Трансформация недемократических режимов.

За последние 20 лет очень много недемократических: тоталитарных и авторитарных режимов распалось или трансформировалось в демократические

республики или государства на демократической основе. Общий недостаток недемократических политических систем состоит в том, что они не были подконтрольны народу, а значит, характер их взаимоотношений с гражданами зависел прежде всего от воли правителей. В прошлые века возможность произвола со стороны авторитарных правителей существенно сдерживалась традициями правления, относительно высокой образованностью и воспитанностью монархов и аристократии, их самоконтролем на основе религиозно-нравственных кодексов, а также мнением церкви и угрозой народных восстаний. В современную эпоху эти факторы либо вообще исчезли, либо их действие сильно ослабло. Поэтому надежно обуздать власть, гарантировать защиту граждан от государственного произвола может только демократическая форма правления. Тем народам, которые готовы к индивидуальной свободе и ответственности, ограничению собственного эгоизма, уважению закона и прав человека, демократия действительно создает наилучшие возможности для индивидуального и общественного развития, реализации гуманистических ценностей: свободы, равноправия, справедливости, социального творчества.

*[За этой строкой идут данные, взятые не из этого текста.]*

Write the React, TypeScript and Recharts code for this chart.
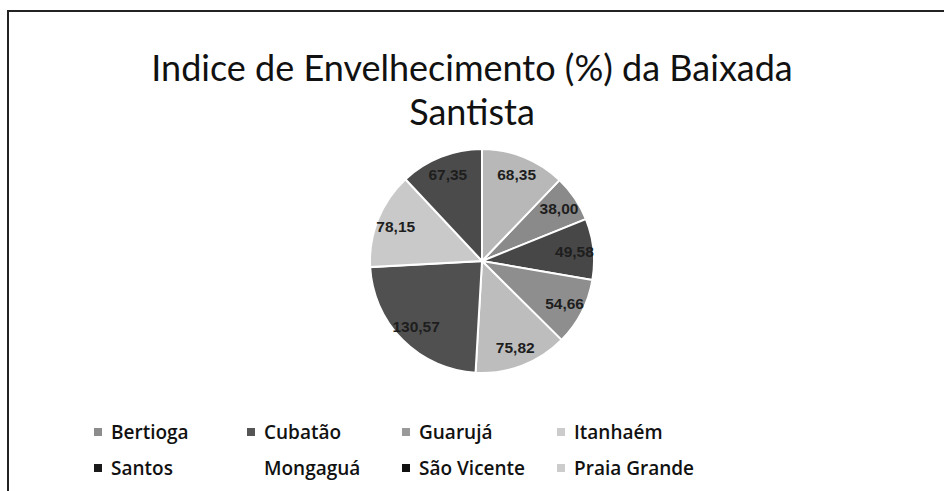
import { PieChart, Pie, Cell, Legend } from 'recharts';

const municipios = ['Bertioga', 'Cubatão', 'Guarujá', 'Itanhaém', 'Santos', 'Mongaguá', 'São Vicente', 'Praia Grande'];
const indices = [38.0, 49.58, 54.66, 75.82, 130.57, 78.15, 67.35, 68.35];
const sliceColors = ['#8a8a8a', '#474747', '#8e8e8e', '#bdbdbd', '#505050', '#c9c9c9', '#4b4b4b', '#b8b8b8'];
const legendColors = ['#8c8c8c', '#555555', '#999999', '#cccccc', '#1a1a1a', '#ffffff', '#111111', '#cccccc'];

const data = municipios.map((nome, i) => ({ nome, valor: indices[i] }));

const total = indices.reduce((s, v) => s + v, 0);
// primeira fatia começa depois de "Praia Grande" (último ponto termina no topo)
const firstAngle = (indices[indices.length - 1] / total) * 360;
const START = 90 - firstAngle;

const RAD = Math.PI / 180;

const renderLabel = (props: any) => {
  const { cx, cy, midAngle, outerRadius, index } = props;
  const r = outerRadius * 0.83;
  const x = cx + r * Math.cos(-midAngle * RAD);
  const y = cy + r * Math.sin(-midAngle * RAD);
  return (
    <text
      x={x}
      y={y}
      fill="#1e1e1e"
      textAnchor="middle"
      dominantBaseline="central"
      style={{ fontFamily: 'Liberation Sans, Arial, sans-serif', fontSize: 15.5, fontWeight: 'bold' }}
    >
      {indices[index].toFixed(2).replace('.', ',')}
    </text>
  );
};

const renderLegend = () => (
  <div
    style={{
      display: 'grid',
      gridTemplateColumns: '153px 155px 155px 160px',
      rowGap: 12,
      fontFamily: 'Open Sans, sans-serif',
      fontSize: 19,
      fontWeight: 600,
      color: '#111',
    }}
  >
    {municipios.map((nome, i) => (
      <div key={nome} style={{ display: 'flex', alignItems: 'center', height: 24 }}>
        <span style={{ display: 'inline-block', width: 8, height: 8, background: legendColors[i], marginRight: 9 }} />
        {nome}
      </div>
    ))}
  </div>
);

export default function App() {
  return (
    <div style={{ position: 'absolute', left: 0, top: 0, width: 944, height: 491, background: '#fff', overflow: 'hidden' }}>
      {/* moldura */}
      <div style={{ position: 'absolute', left: 7, top: 10, width: 950, height: 500, borderTop: '2px solid #222', borderLeft: '2px solid #222' }} />

      <div
        style={{
          position: 'absolute',
          left: 0,
          top: 45,
          width: 944,
          textAlign: 'center',
          fontFamily: 'Lato, sans-serif',
          fontSize: 36,
          lineHeight: '44px',
          color: '#111',
        }}
      >
        <div>Indice de Envelhecimento (%) da Baixada</div>
        <div>Santista</div>
      </div>

      <PieChart width={944} height={491} style={{ position: 'absolute', left: 0, top: 0 }}>
        <Pie
          data={data}
          dataKey="valor"
          nameKey="nome"
          cx={477}
          cy={256}
          outerRadius={112}
          startAngle={START}
          endAngle={START - 360}
          stroke="#ffffff"
          strokeWidth={2}
          label={renderLabel}
          labelLine={false}
          isAnimationActive={false}
        >
          {data.map((d, i) => (
            <Cell key={d.nome} fill={sliceColors[i]} />
          ))}
        </Pie>
        <Legend
          content={renderLegend}
          wrapperStyle={{ position: 'absolute', left: 94, top: 420, width: 700 }}
        />
      </PieChart>
    </div>
  );
}
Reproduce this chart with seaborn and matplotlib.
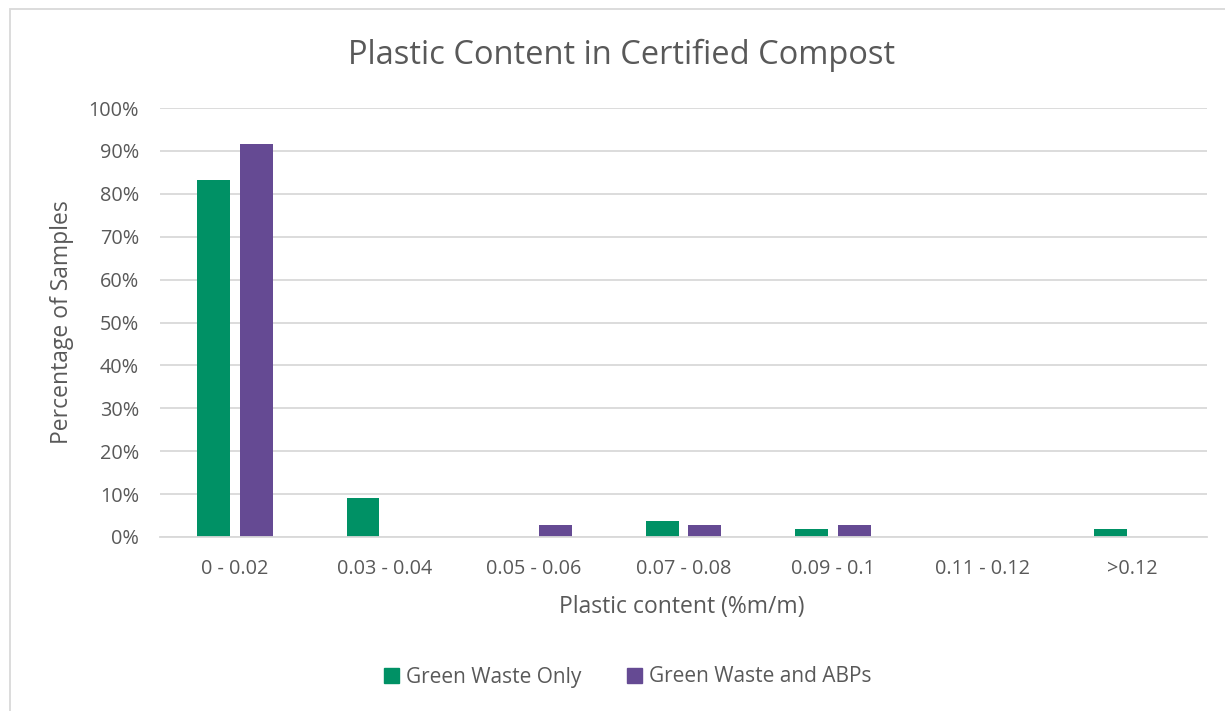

Одной из стран, находящихся на пути перехода от одного политического режима (тоталитарного) к другому (демократическому), является Россия. Наша страна пошла по пути быстрой политической и экономической реализации западной либеральной модели демократии, по пути так называемой шоковой терапии. Однако, в России не было на тот момент, характерных для Запада многолетних традиций рыночной экономики и индивидуалистической культуры, советское общество глубоко отличалось от западных демократий почти тотальной милитаризацией, суперцентрализацией и сверхмонополизацией экономики, её неприспособленностью к какой-либо конкуренции; преобладанием в народном сознании коллективистских ценностей, полиэтническим составом населения, отсутствием массовых демократических движений, способных сформировать альтернативную номенклатуре политическую элиту, и т.д. В результате мы переживаем трудные времена, либеральная модель демократизации привела к политической анархии, к подрыву мотивации производительного труда, резкому росту цен и падению уровня жизни населения. Очевидно, что для России оптимальная модель политического и хозяйственного реформирования может быть найдена лишь на пути тщательного учета собственной специфики и мирового опыта, проведения активной и реалистической государственной политики в целях формирования более динамичного и гуманного общества.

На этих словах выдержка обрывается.